Abstract:
Artificial Intelligence (AI) is a broad concept that occupies a significant part of modern technology, especially through Natural Language Processing (NLP) models. However, these models repeatedly inherit societal biases, leading to unfair or unethical outcomes. Many existing bias detection methods struggle to identify subtle, context-specific biases, making it complex for users to interpret and address them. Additionally, the lack of clear explanations in bias detection reduces trust and usability, particularly in important decision-making situations.
To address these issues, this research presents Bias Lens, a framework that improves bias detection by using Explainable AI (XAI) techniques. Bias Lens applies multi-label token classification to detect different types of bias in a detailed manner. It also uses Integrated Gap Gradients (IG2) and other advanced XAI methods to explain why certain text is considered biased. Interactive visualizations help users, such as AI auditors and content moderators, explore and analyze bias patterns more effectively.

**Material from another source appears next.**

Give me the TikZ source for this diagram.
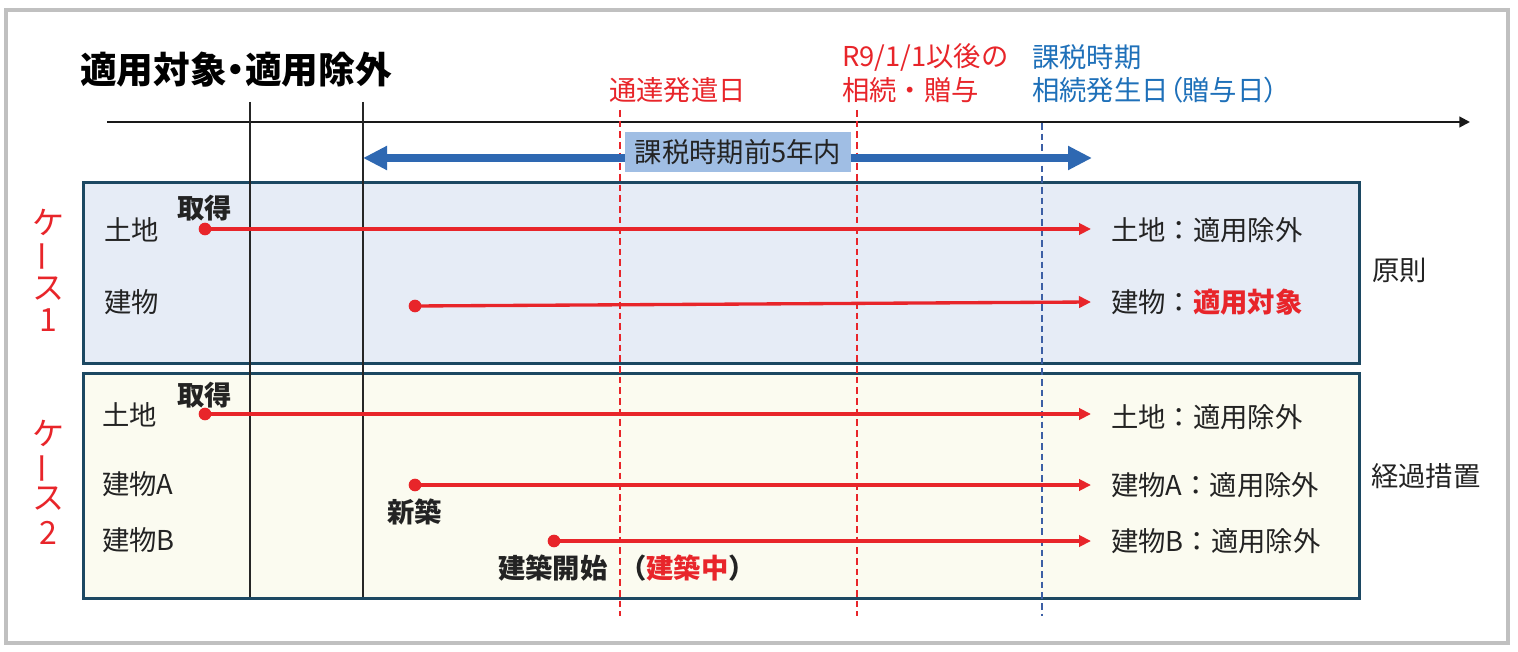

The Bias Lens model was tested and achieved 93% accuracy with optimized settings. Since similar XAI-based approaches are rare, direct comparisons were limited, but qualitative feedback exceeded expectations. The use of XAI techniques successfully highlighted biased words through attribution scores, improving transparency in bias detection. Expert evaluations confirmed that Bias Lens effectively tackles key challenges, making it a significant step forward in Ethical AI and fair NLP models.